_Required work_
Repeat each line of the material below exactly as it appears, minus any pictures.

_Dataset section_

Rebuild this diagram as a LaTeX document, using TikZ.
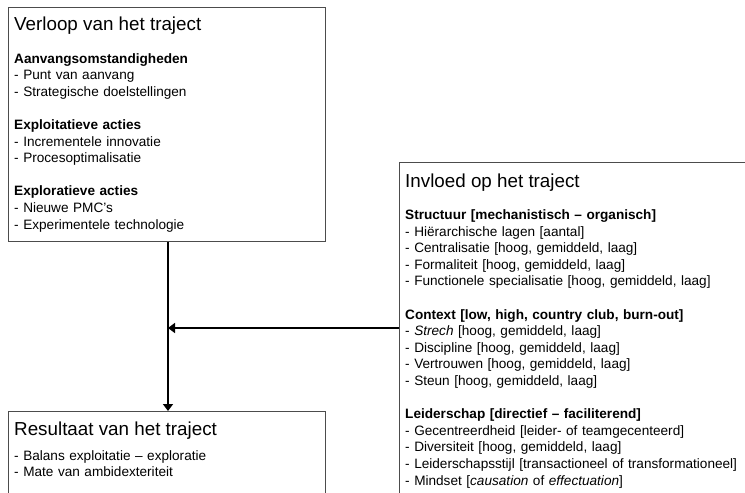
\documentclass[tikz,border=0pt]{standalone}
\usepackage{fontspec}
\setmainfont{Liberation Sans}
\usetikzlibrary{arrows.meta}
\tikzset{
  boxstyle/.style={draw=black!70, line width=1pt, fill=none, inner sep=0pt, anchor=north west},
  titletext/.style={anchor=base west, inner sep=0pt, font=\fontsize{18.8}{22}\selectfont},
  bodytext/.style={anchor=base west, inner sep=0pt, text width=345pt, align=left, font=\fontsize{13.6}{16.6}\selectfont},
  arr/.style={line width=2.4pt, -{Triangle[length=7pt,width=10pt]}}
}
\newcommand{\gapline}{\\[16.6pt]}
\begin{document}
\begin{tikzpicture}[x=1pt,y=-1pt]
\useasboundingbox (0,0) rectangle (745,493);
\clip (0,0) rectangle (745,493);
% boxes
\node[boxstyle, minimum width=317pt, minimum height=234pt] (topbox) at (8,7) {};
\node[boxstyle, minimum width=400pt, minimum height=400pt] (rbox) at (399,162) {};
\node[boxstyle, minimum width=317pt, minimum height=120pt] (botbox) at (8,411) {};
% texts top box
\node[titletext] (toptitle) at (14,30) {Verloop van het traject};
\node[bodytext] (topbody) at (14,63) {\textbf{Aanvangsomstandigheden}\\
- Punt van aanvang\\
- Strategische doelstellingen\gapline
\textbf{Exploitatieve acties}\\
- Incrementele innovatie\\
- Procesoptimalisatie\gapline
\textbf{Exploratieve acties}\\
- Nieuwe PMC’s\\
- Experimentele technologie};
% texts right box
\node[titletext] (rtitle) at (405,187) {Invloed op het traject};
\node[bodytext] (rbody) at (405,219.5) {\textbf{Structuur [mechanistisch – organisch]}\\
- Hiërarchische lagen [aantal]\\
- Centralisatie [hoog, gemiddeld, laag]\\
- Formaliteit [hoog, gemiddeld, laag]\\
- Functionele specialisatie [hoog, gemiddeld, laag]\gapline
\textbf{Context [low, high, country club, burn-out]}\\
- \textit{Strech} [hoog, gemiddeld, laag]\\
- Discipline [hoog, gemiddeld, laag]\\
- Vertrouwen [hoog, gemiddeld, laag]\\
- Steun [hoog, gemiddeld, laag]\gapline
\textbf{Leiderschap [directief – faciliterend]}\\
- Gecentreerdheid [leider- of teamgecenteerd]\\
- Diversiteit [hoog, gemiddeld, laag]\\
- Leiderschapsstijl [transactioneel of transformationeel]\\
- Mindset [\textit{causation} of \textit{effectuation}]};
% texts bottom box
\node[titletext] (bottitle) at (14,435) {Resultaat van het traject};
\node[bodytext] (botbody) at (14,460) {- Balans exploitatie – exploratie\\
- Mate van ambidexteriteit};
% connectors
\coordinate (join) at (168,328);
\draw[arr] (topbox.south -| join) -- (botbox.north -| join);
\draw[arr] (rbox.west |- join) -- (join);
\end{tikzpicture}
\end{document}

_Response below_
Rebuild this diagram as a LaTeX document, using TikZ.
\documentclass[tikz,border=0pt]{standalone}
\usepackage{fontspec}
\setmainfont{Liberation Sans}
\usetikzlibrary{arrows.meta}
\tikzset{
  boxstyle/.style={draw=black!70, line width=1pt, fill=none, inner sep=0pt, anchor=north west},
  titletext/.style={anchor=base west, inner sep=0pt, font=\fontsize{18.8}{22}\selectfont},
  bodytext/.style={anchor=base west, inner sep=0pt, text width=345pt, align=left, font=\fontsize{13.6}{16.6}\selectfont},
  arr/.style={line width=2.4pt, -{Triangle[length=7pt,width=10pt]}}
}
\newcommand{\gapline}{\\[16.6pt]}
\begin{document}
\begin{tikzpicture}[x=1pt,y=-1pt]
\useasboundingbox (0,0) rectangle (745,493);
\clip (0,0) rectangle (745,493);
% boxes
\node[boxstyle, minimum width=317pt, minimum height=234pt] (topbox) at (8,7) {};
\node[boxstyle, minimum width=400pt, minimum height=400pt] (rbox) at (399,162) {};
\node[boxstyle, minimum width=317pt, minimum height=120pt] (botbox) at (8,411) {};
% texts top box
\node[titletext] (toptitle) at (14,30) {Verloop van het traject};
\node[bodytext] (topbody) at (14,63) {\textbf{Aanvangsomstandigheden}\\
- Punt van aanvang\\
- Strategische doelstellingen\gapline
\textbf{Exploitatieve acties}\\
- Incrementele innovatie\\
- Procesoptimalisatie\gapline
\textbf{Exploratieve acties}\\
- Nieuwe PMC’s\\
- Experimentele technologie};
% texts right box
\node[titletext] (rtitle) at (405,187) {Invloed op het traject};
\node[bodytext] (rbody) at (405,219.5) {\textbf{Structuur [mechanistisch – organisch]}\\
- Hiërarchische lagen [aantal]\\
- Centralisatie [hoog, gemiddeld, laag]\\
- Formaliteit [hoog, gemiddeld, laag]\\
- Functionele specialisatie [hoog, gemiddeld, laag]\gapline
\textbf{Context [low, high, country club, burn-out]}\\
- \textit{Strech} [hoog, gemiddeld, laag]\\
- Discipline [hoog, gemiddeld, laag]\\
- Vertrouwen [hoog, gemiddeld, laag]\\
- Steun [hoog, gemiddeld, laag]\gapline
\textbf{Leiderschap [directief – faciliterend]}\\
- Gecentreerdheid [leider- of teamgecenteerd]\\
- Diversiteit [hoog, gemiddeld, laag]\\
- Leiderschapsstijl [transactioneel of transformationeel]\\
- Mindset [\textit{causation} of \textit{effectuation}]};
% texts bottom box
\node[titletext] (bottitle) at (14,435) {Resultaat van het traject};
\node[bodytext] (botbody) at (14,460) {- Balans exploitatie – exploratie\\
- Mate van ambidexteriteit};
% connectors
\coordinate (join) at (168,328);
\draw[arr] (topbox.south -| join) -- (botbox.north -| join);
\draw[arr] (rbox.west |- join) -- (join);
\end{tikzpicture}
\end{document}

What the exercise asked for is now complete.